Type out the data exactly as given. Skip any image.

* Material
+ + + +

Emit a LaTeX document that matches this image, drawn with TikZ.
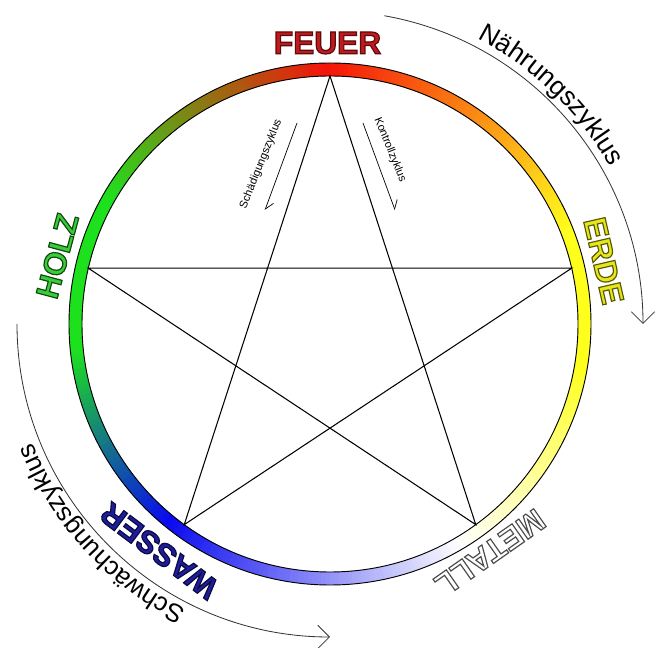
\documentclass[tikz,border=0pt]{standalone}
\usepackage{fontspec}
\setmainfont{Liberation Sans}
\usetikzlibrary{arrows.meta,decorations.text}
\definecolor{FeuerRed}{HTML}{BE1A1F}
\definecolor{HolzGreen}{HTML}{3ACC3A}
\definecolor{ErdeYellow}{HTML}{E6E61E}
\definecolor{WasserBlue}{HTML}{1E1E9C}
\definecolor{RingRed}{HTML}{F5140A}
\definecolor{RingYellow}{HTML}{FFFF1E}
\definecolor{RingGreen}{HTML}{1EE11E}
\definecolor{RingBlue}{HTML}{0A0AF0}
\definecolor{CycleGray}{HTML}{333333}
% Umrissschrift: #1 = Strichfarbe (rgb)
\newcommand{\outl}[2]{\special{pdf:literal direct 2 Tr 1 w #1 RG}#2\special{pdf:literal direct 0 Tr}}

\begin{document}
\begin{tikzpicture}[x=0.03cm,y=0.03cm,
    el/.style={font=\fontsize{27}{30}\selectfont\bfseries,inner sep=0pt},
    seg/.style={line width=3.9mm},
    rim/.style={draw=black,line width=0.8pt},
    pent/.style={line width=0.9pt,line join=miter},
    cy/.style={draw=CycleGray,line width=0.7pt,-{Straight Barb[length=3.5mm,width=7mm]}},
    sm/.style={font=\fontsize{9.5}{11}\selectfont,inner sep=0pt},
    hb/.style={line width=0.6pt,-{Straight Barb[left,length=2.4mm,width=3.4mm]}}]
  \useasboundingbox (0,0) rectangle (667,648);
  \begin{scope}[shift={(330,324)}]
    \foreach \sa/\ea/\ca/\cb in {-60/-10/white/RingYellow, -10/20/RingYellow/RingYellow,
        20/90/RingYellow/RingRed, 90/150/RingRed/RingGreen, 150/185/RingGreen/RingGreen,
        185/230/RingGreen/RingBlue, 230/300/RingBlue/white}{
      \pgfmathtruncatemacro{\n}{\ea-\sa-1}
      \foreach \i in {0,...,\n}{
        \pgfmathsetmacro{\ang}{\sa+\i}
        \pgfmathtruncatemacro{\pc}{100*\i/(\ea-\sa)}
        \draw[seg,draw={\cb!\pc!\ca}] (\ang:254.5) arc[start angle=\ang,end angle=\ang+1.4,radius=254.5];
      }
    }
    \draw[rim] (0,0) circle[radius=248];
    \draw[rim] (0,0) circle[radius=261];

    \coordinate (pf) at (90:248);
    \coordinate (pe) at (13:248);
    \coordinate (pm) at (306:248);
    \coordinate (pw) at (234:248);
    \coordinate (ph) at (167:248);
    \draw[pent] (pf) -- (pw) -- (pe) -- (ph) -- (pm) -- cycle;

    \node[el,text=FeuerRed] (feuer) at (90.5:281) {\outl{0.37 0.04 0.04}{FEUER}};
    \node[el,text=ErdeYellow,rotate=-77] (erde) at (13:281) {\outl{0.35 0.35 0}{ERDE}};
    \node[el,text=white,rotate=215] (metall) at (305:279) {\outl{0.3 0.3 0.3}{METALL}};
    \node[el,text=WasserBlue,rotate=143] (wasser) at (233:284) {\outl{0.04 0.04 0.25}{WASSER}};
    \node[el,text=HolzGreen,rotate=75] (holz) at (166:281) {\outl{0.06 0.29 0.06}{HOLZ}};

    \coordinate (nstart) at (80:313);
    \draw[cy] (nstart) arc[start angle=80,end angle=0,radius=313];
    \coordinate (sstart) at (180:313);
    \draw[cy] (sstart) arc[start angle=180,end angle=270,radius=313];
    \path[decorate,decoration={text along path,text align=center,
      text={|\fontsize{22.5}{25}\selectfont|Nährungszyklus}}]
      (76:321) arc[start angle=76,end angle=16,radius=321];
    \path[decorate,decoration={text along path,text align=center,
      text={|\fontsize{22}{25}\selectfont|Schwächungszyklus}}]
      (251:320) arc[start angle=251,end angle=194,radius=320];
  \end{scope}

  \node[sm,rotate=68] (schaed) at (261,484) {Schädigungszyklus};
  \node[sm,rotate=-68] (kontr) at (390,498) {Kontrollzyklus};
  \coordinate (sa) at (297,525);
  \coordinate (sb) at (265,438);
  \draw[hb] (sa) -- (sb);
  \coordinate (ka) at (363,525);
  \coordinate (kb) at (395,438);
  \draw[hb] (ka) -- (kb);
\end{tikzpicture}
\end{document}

+ + + +

* Exercise answer
Emit a LaTeX document that matches this image, drawn with TikZ.
\documentclass[tikz,border=0pt]{standalone}
\usepackage{fontspec}
\setmainfont{Liberation Sans}
\usetikzlibrary{arrows.meta,decorations.text}
\definecolor{FeuerRed}{HTML}{BE1A1F}
\definecolor{HolzGreen}{HTML}{3ACC3A}
\definecolor{ErdeYellow}{HTML}{E6E61E}
\definecolor{WasserBlue}{HTML}{1E1E9C}
\definecolor{RingRed}{HTML}{F5140A}
\definecolor{RingYellow}{HTML}{FFFF1E}
\definecolor{RingGreen}{HTML}{1EE11E}
\definecolor{RingBlue}{HTML}{0A0AF0}
\definecolor{CycleGray}{HTML}{333333}
% Umrissschrift: #1 = Strichfarbe (rgb)
\newcommand{\outl}[2]{\special{pdf:literal direct 2 Tr 1 w #1 RG}#2\special{pdf:literal direct 0 Tr}}

\begin{document}
\begin{tikzpicture}[x=0.03cm,y=0.03cm,
    el/.style={font=\fontsize{27}{30}\selectfont\bfseries,inner sep=0pt},
    seg/.style={line width=3.9mm},
    rim/.style={draw=black,line width=0.8pt},
    pent/.style={line width=0.9pt,line join=miter},
    cy/.style={draw=CycleGray,line width=0.7pt,-{Straight Barb[length=3.5mm,width=7mm]}},
    sm/.style={font=\fontsize{9.5}{11}\selectfont,inner sep=0pt},
    hb/.style={line width=0.6pt,-{Straight Barb[left,length=2.4mm,width=3.4mm]}}]
  \useasboundingbox (0,0) rectangle (667,648);
  \begin{scope}[shift={(330,324)}]
    \foreach \sa/\ea/\ca/\cb in {-60/-10/white/RingYellow, -10/20/RingYellow/RingYellow,
        20/90/RingYellow/RingRed, 90/150/RingRed/RingGreen, 150/185/RingGreen/RingGreen,
        185/230/RingGreen/RingBlue, 230/300/RingBlue/white}{
      \pgfmathtruncatemacro{\n}{\ea-\sa-1}
      \foreach \i in {0,...,\n}{
        \pgfmathsetmacro{\ang}{\sa+\i}
        \pgfmathtruncatemacro{\pc}{100*\i/(\ea-\sa)}
        \draw[seg,draw={\cb!\pc!\ca}] (\ang:254.5) arc[start angle=\ang,end angle=\ang+1.4,radius=254.5];
      }
    }
    \draw[rim] (0,0) circle[radius=248];
    \draw[rim] (0,0) circle[radius=261];

    \coordinate (pf) at (90:248);
    \coordinate (pe) at (13:248);
    \coordinate (pm) at (306:248);
    \coordinate (pw) at (234:248);
    \coordinate (ph) at (167:248);
    \draw[pent] (pf) -- (pw) -- (pe) -- (ph) -- (pm) -- cycle;

    \node[el,text=FeuerRed] (feuer) at (90.5:281) {\outl{0.37 0.04 0.04}{FEUER}};
    \node[el,text=ErdeYellow,rotate=-77] (erde) at (13:281) {\outl{0.35 0.35 0}{ERDE}};
    \node[el,text=white,rotate=215] (metall) at (305:279) {\outl{0.3 0.3 0.3}{METALL}};
    \node[el,text=WasserBlue,rotate=143] (wasser) at (233:284) {\outl{0.04 0.04 0.25}{WASSER}};
    \node[el,text=HolzGreen,rotate=75] (holz) at (166:281) {\outl{0.06 0.29 0.06}{HOLZ}};

    \coordinate (nstart) at (80:313);
    \draw[cy] (nstart) arc[start angle=80,end angle=0,radius=313];
    \coordinate (sstart) at (180:313);
    \draw[cy] (sstart) arc[start angle=180,end angle=270,radius=313];
    \path[decorate,decoration={text along path,text align=center,
      text={|\fontsize{22.5}{25}\selectfont|Nährungszyklus}}]
      (76:321) arc[start angle=76,end angle=16,radius=321];
    \path[decorate,decoration={text along path,text align=center,
      text={|\fontsize{22}{25}\selectfont|Schwächungszyklus}}]
      (251:320) arc[start angle=251,end angle=194,radius=320];
  \end{scope}

  \node[sm,rotate=68] (schaed) at (261,484) {Schädigungszyklus};
  \node[sm,rotate=-68] (kontr) at (390,498) {Kontrollzyklus};
  \coordinate (sa) at (297,525);
  \coordinate (sb) at (265,438);
  \draw[hb] (sa) -- (sb);
  \coordinate (ka) at (363,525);
  \coordinate (kb) at (395,438);
  \draw[hb] (ka) -- (kb);
\end{tikzpicture}
\end{document}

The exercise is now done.